After a long, harsh (not really) summer, Nerd Night has returned! Even that is a lie, sort of—there were sporadic Nerd Nights this summer, they just couldn’t do it every week. And actually, the current campaign started last week, but I was too busy trying to get my child to pack for college and clean her room to share that recipe. (But: soft cherry chocolate chip cookies, in case someone feels they cannot live without that recipe. Happy to share it, if so.) Last night, though, that felt like the first “normal” Nerd Night in a while.
But… Chickie wasn’t here. Clearly this leaves behind a void, yes? A void which can only be filled with chocolate and sugar.
I went searching for something with chocolate and buttermilk, because I happen to know that buttermilk makes all things chocolate even chocolate-y-er (totally a word), and also soft and silky. When I came upon Big Flavors from a Tiny Kitchen’s recipe I knew it would be delicious as-is, but I was feeling feisty. My version has a spicy Mexican kick. This cookie is soft and super-chocolatey, with a lingering hint of cayenne. The plate came back empty. I’m thinking it worked.
MEXICAN CHOCOLATE BOMB COOKIES (adapted from the above-linked recipe)
2 cups all-purpose flour
1/2 tsp baking soda
1/2 tsp salt
1/4 tsp cayenne
1/2 cup unsalted butter (melted)
3/4 cup cocoa powder
1 cup white sugar
1/2 cup brown sugar
1 tsp vanilla extract
2/3 cup buttermilk
1 cup dark chocolate chips
1 cup cinnamon chips
Preheat the oven to 350F. Line a baking sheet with parchment paper or a silpat. (Guess who discovered she was out of parchment paper when making these cookies…?)
In a medium bowl, sift together flour, baking soda, salt, and cayenne. And listen, 1/4 tsp of cayenne is more than you think it is, but if you really love heat, you can add more.

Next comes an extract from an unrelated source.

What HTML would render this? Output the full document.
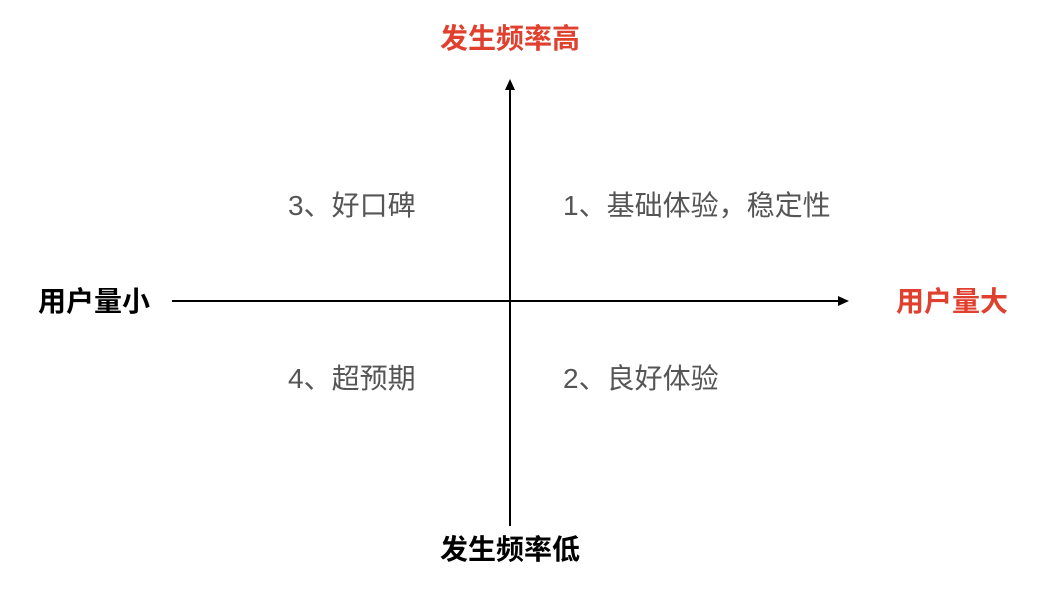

In a large bowl, combine the melted butter (still warm) with the cocoa powder and whisk until very smooth. It will feel thick and un-whisk-able, but do your best. Whisk in the sugars, vanilla extract, and buttermilk. Add in the flour mixture in two additions, mixing until no white is evident. Stir in the chocolate chips.
Drop dough in 1-inch balls into prepared baking sheet, leaving about two inches between cookies to allow for spread.
Bake for 10-12 minutes, until cookies are set around the edges and no longer look wet on the top. Cool for 2-3 minutes on a baking sheet, then transfer to a wire rack with a spatula to cool completely.
Buttermilk is magic stuff and makes everything taste amazing, but not everyone keeps it on hand. “Make” your own buttermilk by putting a tablespoon of white vinegar or lemon juice into your cup measure, then filling it to the one cup line with milk. Let stand at least 5 minutes before use. Voila! Buttermilk!
Yes, this recipe really doesn’t require eggs. Perfect for when you… run out of eggs. Not that that’s ever happened to me. Ahem.
Cinnamon chips can be hard to find but I always keep them on hand because I love them. If you don’t have them or can’t find them, you could just add ground cinnamon to the dry ingredients (I’d go with a tablespoon) and use all chocolate chips, instead.
If you don’t like the sweet-spicy profile of this recipe, it would make a darn fine chocolate cookie as written in the original recipe, or you could use white chocolate chips or Heath bits or peanut butter chips or whatever you like. The recipe is super adaptable.
Both the Dungeon Master and Otto said these were fantastic, and Monkey (who is not a huge fan of spicy stuff) said they were good. (“They didn’t taste spicy until I had a second one.”) If I make them again for an all-adult crowd, I’ll up the cayenne a little. But you’d be hard-pressed to mess these up. It’s a really flavorful little cookie.